Ayant montré comme la pensée paulinienne de la métamorphose travaillait à « effacer les systèmes instaurateurs et instituants (périmètres ethniques et/ou religieux, lois, marqueurs d’identité) », Beaude reconnaît du même coup qu’elle « paraît peu apte à fixer des normes conduisant à l’instauration du sujet dans sa dimension personnelle, son rapport à un groupe institué et son rapport au monde » (p. 340). D’où la question : « […] comment décrire au plus près la façon dont Paul instaure le sujet sans trahir une pensée de métamorphose ? », question à laquelle le dixième chapitre de l’ouvrage est consacré (p. 341-388). Beaude aborde successivement l’exploration du moi dans sa dimension intérieure et l’exploration de sa place dans le monde. Tandis que la première section propose une belle analyse du traitement paulinien (très complexe) de la Loi, en dialogue notamment avec la pensée de Lacan, la seconde section est consacrée à la question de l’universel (toujours en lien avec la pensée métamorphique), en dialogue notamment avec les interprètes-philosophes récents de Paul (Badiou, Agamben, Taubes). Alors qu’il souscrit globalement au point de vue de Badiou sur l’invention paulinienne de l’universel, Beaude met en question l’idée d’un universel « producteur du Même ».

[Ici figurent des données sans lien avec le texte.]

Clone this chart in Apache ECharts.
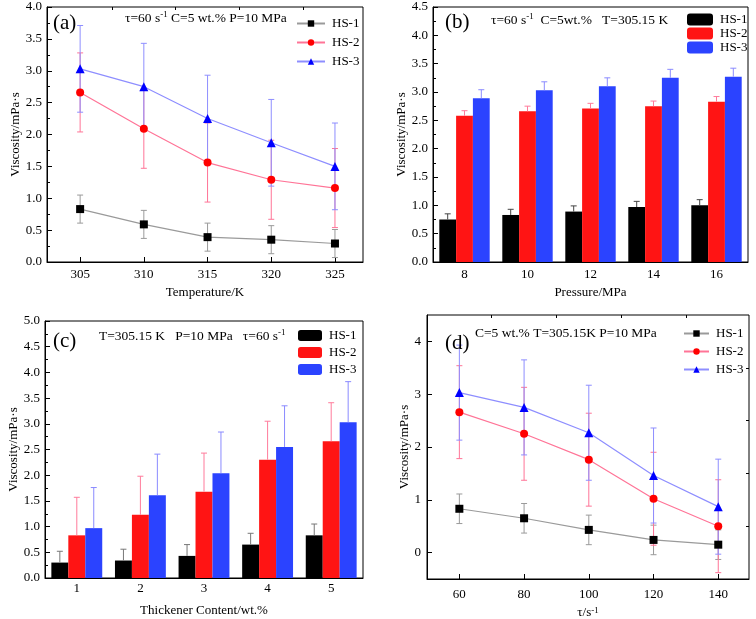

Fait un peu étrange, l’ouvrage de Pierre-Marie Beaude ne comporte ni introduction, ni conclusion. Je risque une hypothèse pour expliquer ce fait : peut-être cet ouvrage appartient-il lui-même à la littérature de métamorphose ? S’il est vrai que la métamorphose « contient l’idée d’évolution, qui procède non pas en ligne droite, mais par à-coups et noeuds[15] », ne peut-on pas y voir le style caractéristique de la réflexion de Beaude et la marque de son livre sur Paul ? Ce livre n’est-il pas, en ce sens, très paulinien ? La succession des chapitres, qui donne bien à voir le déploiement d’un « principe organisateur », apparaît aussi comme une série de coups de sonde, comme la mise en oeuvre d’un jeu complexe et incessant de renvois qui a pour effet d’empêcher « que le discours ne se fige en propos dogmatique, didactique, débrayé de toute marque d’énonciation subjective » (p. 393). C’est pourquoi le remarquable ouvrage de Pierre-Marie Beaude se termine — sans se terminer vraiment — par un court chapitre intitulé « Ouvertures » (p. 389-393). Le dernier mot sur saint Paul ne sera pas dit, il sera plutôt différé, reporté à plus tard, comme pour donner la chance au processus de métamorphose de continuer et de déjouer ainsi toutes les tentatives de captations ou de réduction au Même.

Au terme de son parcours, Beaude rappelle que Paul a été fortement marginalisé chez les Pères du ier et du iie siècle. « Préoccupés de discipline, de mise en place de structures stables », les Pères soulignaient volontiers « l’importance des rites identitaires ». Or, ce sont là, écrit Beaude, des « choses qui n’étaient pas dans l’horizon de la pensée métamorphique de l’Apôtre » (p. 390-391). Il fallut que des courants marginaux par rapport à la grande Église le « reçoivent » pour qu’il sorte enfin de son « effacement » (au profit du christianisme de Luc ou des Pastorales), pour qu’il fasse « retour dans les écrits de la grande Église » (p. 391). Mais le penseur de la métamorphose qu’est Paul continue de déranger, parce qu’il propose « une pensée d’antiphilosophe en quelque sorte, valorisant les itinéraires des sujets plus que les constructions de systèmes rationnels » (p. 389).

Dès lors, ce n’est qu’au prix d’une perte — radicale et définitive — que la pensée métamorphique de Paul pourra être reçue institutionnellement[16]. Mais l’effacement ou l’« oubli » de la pensée métamorphique (p. 239) — comme « l’oubli de l’être » chez Heidegger — n’est jamais total, et cette pensée est portée et transmise par cela même qui travaille à son effacement. Ce n’est pas le moindre mérite du fascinant travail de Pierre-Marie que d’avoir rappelé cet heureux destin de l’oeuvre de saint Paul.